Objective:
Only the lines from the one with "What Chart.js code" to the one with "const isMajor = (value)", both included, should be output, without any images.

Data supplied:
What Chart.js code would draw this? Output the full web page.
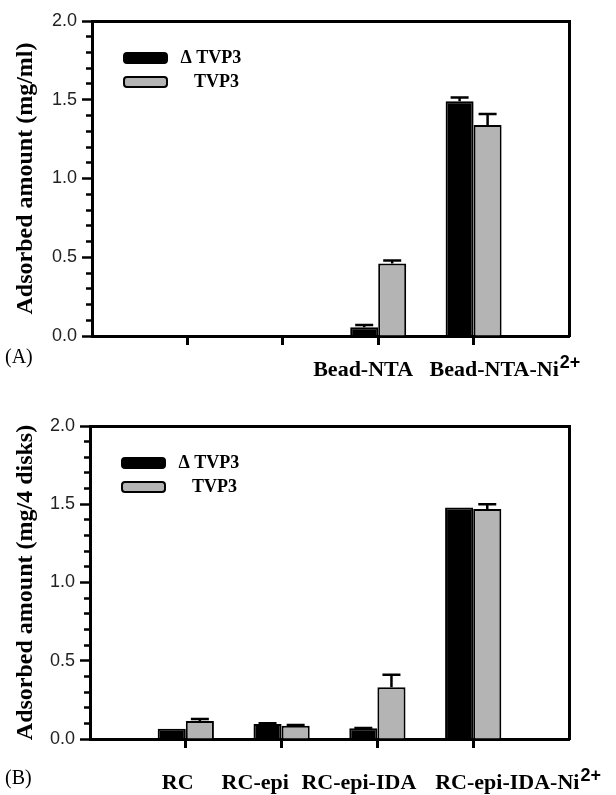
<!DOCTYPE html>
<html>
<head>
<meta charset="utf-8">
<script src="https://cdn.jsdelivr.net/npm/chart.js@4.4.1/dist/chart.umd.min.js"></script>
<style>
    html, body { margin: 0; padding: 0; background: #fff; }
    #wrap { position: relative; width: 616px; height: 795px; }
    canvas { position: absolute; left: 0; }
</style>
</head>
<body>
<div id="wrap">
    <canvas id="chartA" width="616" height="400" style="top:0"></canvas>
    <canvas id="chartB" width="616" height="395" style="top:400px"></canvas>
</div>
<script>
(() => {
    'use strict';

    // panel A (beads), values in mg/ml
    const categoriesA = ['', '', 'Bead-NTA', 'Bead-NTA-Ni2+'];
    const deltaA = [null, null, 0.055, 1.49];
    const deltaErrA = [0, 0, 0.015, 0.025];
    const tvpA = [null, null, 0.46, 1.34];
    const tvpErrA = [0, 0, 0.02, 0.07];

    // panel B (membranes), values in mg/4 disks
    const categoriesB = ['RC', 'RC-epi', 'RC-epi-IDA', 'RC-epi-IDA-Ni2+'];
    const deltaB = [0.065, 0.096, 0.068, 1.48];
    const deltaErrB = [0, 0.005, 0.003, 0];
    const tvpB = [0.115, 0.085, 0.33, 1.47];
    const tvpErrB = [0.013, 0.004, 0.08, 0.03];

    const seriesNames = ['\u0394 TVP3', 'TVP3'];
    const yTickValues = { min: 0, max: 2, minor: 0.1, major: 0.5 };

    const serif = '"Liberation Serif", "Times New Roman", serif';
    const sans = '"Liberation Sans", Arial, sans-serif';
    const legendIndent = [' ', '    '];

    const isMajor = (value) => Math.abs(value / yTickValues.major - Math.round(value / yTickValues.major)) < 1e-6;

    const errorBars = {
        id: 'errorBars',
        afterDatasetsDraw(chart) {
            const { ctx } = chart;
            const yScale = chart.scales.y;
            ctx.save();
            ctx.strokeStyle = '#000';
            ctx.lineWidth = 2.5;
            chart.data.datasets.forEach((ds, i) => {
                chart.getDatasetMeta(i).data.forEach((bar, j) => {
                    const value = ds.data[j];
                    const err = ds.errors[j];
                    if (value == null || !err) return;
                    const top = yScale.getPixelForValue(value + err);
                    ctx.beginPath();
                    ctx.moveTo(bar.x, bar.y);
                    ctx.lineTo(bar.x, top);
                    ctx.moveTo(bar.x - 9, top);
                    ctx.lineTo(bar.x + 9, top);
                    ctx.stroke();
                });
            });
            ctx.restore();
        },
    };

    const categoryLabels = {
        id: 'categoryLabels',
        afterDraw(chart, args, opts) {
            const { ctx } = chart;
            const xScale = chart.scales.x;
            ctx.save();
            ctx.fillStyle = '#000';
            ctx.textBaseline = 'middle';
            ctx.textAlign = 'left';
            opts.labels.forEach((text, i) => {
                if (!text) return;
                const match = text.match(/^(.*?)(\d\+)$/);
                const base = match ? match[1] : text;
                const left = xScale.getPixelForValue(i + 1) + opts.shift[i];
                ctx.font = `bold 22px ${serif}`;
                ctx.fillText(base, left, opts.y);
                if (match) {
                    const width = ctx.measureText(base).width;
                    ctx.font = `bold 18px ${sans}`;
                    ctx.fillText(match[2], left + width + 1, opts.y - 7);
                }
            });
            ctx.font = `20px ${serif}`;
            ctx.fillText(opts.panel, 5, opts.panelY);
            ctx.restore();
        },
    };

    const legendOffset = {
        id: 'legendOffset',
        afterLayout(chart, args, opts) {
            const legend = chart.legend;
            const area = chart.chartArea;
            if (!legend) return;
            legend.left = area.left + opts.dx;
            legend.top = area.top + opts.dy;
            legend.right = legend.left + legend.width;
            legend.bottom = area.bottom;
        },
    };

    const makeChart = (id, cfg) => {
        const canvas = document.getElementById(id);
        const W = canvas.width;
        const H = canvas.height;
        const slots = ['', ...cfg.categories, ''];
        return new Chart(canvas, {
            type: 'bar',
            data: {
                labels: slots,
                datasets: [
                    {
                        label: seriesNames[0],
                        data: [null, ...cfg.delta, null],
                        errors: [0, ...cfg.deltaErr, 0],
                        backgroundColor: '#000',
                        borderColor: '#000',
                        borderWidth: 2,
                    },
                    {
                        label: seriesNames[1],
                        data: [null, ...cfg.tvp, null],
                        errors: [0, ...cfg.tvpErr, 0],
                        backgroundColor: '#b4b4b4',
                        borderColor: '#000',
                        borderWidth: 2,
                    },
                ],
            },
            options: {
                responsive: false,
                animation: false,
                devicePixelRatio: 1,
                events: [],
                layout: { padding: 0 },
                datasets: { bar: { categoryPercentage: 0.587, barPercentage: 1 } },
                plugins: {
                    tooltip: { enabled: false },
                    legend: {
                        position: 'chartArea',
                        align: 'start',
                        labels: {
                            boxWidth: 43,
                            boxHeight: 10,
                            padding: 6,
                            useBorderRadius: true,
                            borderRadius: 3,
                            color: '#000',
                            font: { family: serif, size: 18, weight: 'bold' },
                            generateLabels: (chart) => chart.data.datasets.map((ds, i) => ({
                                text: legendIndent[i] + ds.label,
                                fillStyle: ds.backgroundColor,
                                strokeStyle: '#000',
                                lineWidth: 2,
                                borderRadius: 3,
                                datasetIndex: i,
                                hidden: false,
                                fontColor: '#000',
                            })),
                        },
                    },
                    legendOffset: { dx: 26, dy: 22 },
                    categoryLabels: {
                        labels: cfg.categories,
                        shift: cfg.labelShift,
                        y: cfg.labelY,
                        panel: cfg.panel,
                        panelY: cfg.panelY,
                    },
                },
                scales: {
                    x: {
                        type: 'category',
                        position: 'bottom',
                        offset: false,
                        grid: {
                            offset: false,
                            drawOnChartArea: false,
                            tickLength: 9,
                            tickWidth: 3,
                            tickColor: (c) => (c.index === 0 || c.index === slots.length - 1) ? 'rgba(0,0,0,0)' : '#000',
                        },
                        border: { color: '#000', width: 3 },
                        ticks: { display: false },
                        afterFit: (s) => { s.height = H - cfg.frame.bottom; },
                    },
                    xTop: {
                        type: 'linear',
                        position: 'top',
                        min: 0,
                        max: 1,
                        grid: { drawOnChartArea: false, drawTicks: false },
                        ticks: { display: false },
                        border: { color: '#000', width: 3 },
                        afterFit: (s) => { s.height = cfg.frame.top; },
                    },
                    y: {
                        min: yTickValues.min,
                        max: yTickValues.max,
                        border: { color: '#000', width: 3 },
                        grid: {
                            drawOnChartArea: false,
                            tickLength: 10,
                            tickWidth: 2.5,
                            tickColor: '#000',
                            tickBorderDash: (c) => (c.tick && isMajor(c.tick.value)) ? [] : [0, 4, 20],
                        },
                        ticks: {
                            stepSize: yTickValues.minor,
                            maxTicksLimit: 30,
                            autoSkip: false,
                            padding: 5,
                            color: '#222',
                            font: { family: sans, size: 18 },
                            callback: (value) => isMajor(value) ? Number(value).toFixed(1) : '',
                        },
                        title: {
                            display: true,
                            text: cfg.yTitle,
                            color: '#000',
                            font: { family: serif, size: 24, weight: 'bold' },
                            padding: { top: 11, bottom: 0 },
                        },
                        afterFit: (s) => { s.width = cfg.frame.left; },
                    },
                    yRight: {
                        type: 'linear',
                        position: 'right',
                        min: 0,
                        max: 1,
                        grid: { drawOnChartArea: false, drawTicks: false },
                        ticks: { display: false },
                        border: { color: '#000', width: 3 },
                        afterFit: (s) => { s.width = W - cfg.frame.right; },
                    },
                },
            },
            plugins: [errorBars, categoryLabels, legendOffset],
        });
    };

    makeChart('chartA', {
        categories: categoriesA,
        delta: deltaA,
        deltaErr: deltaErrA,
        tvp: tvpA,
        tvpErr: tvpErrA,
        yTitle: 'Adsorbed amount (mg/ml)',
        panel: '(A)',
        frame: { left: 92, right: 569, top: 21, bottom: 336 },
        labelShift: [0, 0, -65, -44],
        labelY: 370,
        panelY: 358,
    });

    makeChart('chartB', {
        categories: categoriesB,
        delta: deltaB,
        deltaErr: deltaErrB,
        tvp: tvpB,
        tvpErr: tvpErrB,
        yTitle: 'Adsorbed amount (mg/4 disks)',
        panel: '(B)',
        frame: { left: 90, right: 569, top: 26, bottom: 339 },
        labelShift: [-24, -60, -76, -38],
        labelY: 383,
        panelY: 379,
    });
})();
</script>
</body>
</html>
---
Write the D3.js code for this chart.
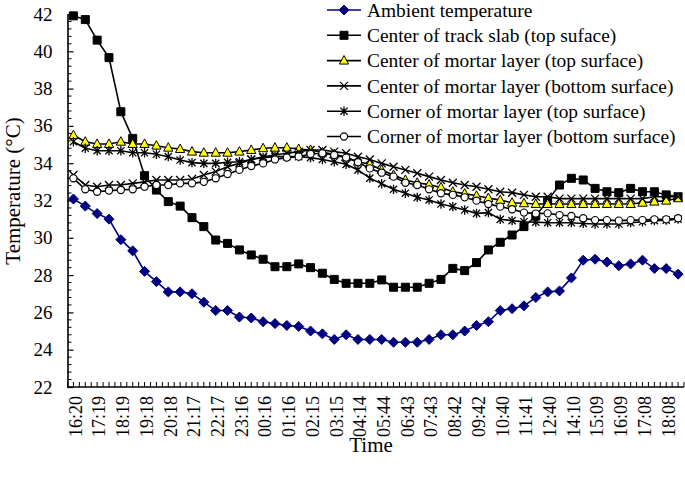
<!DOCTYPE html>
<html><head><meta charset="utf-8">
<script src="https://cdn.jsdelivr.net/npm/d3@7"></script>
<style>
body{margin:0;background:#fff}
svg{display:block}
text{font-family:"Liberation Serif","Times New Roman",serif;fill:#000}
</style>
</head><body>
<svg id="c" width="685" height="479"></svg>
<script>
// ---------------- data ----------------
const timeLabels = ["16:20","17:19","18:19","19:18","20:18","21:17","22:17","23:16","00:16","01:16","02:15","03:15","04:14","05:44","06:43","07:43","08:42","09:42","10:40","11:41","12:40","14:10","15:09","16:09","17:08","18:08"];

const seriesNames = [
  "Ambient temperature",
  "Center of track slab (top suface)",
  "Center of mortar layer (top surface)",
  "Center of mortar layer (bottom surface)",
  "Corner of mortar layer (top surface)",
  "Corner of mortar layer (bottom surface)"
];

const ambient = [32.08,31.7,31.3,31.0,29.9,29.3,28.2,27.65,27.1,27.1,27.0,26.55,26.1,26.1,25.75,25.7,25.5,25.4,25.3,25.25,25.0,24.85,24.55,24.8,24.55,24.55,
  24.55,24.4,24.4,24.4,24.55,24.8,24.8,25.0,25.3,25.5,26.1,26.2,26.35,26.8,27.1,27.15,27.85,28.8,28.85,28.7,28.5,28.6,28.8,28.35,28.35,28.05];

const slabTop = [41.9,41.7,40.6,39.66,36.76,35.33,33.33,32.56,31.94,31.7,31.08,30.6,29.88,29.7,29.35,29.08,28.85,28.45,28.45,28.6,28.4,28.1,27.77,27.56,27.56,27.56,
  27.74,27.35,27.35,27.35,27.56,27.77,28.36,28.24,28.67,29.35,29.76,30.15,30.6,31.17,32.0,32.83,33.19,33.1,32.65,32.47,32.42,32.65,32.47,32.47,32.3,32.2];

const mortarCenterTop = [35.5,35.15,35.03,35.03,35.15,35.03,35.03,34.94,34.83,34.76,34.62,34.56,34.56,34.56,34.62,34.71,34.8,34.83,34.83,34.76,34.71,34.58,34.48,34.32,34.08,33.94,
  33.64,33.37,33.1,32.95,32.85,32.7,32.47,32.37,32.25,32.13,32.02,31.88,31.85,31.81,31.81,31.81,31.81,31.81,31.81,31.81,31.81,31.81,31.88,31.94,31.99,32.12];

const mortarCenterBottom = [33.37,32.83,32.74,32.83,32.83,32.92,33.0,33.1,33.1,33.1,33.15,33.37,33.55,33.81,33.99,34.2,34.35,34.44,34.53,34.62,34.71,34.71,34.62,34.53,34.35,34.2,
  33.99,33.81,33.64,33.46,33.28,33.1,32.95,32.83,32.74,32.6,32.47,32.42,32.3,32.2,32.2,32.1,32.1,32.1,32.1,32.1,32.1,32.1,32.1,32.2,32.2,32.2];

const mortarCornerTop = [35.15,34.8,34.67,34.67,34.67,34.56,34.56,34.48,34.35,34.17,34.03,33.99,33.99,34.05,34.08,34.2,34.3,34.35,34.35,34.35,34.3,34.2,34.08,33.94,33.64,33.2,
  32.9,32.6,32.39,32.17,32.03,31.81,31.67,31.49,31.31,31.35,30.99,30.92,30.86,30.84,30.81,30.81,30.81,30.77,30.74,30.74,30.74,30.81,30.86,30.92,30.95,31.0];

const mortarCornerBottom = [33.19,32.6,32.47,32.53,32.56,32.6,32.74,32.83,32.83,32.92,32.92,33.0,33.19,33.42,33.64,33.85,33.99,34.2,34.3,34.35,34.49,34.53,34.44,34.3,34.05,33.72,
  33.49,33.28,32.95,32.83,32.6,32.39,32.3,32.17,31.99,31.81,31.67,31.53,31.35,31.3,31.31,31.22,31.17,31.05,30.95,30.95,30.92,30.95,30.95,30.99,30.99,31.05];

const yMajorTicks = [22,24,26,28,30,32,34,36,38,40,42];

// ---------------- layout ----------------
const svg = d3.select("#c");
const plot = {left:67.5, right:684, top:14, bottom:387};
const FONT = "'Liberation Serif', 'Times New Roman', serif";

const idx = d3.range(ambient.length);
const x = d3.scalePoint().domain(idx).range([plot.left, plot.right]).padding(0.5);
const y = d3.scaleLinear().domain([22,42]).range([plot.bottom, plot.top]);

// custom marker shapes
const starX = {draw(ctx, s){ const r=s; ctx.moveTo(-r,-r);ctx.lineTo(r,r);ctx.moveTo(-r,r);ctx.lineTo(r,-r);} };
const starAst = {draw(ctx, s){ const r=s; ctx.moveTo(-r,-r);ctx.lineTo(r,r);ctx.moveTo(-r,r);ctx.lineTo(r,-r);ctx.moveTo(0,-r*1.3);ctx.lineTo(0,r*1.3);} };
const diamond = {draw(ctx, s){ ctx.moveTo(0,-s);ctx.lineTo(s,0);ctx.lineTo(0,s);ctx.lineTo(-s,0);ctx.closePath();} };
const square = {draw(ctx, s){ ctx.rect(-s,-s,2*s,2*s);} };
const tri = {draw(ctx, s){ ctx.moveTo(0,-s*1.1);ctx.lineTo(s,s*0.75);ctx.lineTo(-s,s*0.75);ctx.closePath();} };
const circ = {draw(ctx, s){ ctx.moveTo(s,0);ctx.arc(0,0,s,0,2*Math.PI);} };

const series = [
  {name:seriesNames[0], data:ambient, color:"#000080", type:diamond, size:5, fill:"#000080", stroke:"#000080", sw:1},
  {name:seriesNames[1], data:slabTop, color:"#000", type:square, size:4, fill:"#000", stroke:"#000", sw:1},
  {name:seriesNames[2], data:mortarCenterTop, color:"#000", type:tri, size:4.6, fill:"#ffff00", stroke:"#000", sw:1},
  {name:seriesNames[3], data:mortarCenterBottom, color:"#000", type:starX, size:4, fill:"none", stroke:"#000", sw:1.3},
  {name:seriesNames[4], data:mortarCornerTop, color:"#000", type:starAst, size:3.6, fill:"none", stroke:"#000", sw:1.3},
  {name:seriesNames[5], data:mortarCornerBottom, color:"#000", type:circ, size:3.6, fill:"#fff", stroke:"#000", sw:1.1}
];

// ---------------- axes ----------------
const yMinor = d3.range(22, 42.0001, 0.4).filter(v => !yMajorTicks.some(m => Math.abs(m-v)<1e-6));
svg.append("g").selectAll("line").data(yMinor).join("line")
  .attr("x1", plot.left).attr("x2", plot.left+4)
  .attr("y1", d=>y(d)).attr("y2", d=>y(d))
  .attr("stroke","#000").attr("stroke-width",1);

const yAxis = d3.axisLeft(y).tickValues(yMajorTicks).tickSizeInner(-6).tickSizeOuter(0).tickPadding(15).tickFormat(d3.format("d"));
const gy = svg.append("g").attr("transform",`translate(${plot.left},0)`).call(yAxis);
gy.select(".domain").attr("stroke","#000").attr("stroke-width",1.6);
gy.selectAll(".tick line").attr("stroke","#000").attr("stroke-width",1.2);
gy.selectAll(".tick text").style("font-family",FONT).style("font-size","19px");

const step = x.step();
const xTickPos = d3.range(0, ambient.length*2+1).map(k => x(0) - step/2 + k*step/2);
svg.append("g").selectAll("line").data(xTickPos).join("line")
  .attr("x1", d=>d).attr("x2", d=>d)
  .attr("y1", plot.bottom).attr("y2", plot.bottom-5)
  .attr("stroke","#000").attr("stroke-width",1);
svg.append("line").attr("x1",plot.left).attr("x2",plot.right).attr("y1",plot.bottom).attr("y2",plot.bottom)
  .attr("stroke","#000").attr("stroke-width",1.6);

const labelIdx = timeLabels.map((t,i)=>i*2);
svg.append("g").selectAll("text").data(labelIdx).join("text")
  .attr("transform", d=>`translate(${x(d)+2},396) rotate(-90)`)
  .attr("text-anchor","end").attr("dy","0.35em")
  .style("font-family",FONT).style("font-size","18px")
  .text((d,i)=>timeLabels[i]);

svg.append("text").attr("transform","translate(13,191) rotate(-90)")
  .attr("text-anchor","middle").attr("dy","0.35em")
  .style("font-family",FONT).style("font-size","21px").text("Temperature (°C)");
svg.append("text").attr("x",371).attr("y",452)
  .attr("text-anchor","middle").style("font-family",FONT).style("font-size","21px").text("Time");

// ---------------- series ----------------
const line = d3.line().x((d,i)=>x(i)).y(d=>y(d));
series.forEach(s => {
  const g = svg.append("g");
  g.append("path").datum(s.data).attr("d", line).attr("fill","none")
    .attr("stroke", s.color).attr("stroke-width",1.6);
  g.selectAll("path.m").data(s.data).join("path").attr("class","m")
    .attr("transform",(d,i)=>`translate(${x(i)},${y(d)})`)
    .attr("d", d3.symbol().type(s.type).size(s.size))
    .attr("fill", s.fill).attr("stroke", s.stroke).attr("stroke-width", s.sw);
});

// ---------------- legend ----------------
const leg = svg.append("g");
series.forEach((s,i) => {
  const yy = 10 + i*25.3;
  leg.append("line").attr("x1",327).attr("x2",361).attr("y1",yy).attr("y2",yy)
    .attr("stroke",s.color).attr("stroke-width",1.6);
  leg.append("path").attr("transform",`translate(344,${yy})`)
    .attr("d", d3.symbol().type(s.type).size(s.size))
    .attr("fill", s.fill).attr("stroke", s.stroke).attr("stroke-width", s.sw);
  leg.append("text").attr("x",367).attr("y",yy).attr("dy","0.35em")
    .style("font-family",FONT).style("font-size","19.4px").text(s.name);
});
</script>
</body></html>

Solution to this problem:
What Chart.js code would draw this? Output the full web page.
<!DOCTYPE html>
<html>
<head>
<meta charset="utf-8">
<script src="https://cdn.jsdelivr.net/npm/chart.js@4.4.1/dist/chart.umd.min.js"></script>
<style>
    html, body { margin: 0; padding: 0; background: #fff; }
    #wrap { position: relative; width: 616px; height: 795px; }
    canvas { position: absolute; left: 0; }
</style>
</head>
<body>
<div id="wrap">
    <canvas id="chartA" width="616" height="400" style="top:0"></canvas>
    <canvas id="chartB" width="616" height="395" style="top:400px"></canvas>
</div>
<script>
(() => {
    'use strict';

    // panel A (beads), values in mg/ml
    const categoriesA = ['', '', 'Bead-NTA', 'Bead-NTA-Ni2+'];
    const deltaA = [null, null, 0.055, 1.49];
    const deltaErrA = [0, 0, 0.015, 0.025];
    const tvpA = [null, null, 0.46, 1.34];
    const tvpErrA = [0, 0, 0.02, 0.07];

    // panel B (membranes), values in mg/4 disks
    const categoriesB = ['RC', 'RC-epi', 'RC-epi-IDA', 'RC-epi-IDA-Ni2+'];
    const deltaB = [0.065, 0.096, 0.068, 1.48];
    const deltaErrB = [0, 0.005, 0.003, 0];
    const tvpB = [0.115, 0.085, 0.33, 1.47];
    const tvpErrB = [0.013, 0.004, 0.08, 0.03];

    const seriesNames = ['\u0394 TVP3', 'TVP3'];
    const yTickValues = { min: 0, max: 2, minor: 0.1, major: 0.5 };

    const serif = '"Liberation Serif", "Times New Roman", serif';
    const sans = '"Liberation Sans", Arial, sans-serif';
    const legendIndent = [' ', '    '];

    const isMajor = (value) => Math.abs(value / yTickValues.major - Math.round(value / yTickValues.major)) < 1e-6;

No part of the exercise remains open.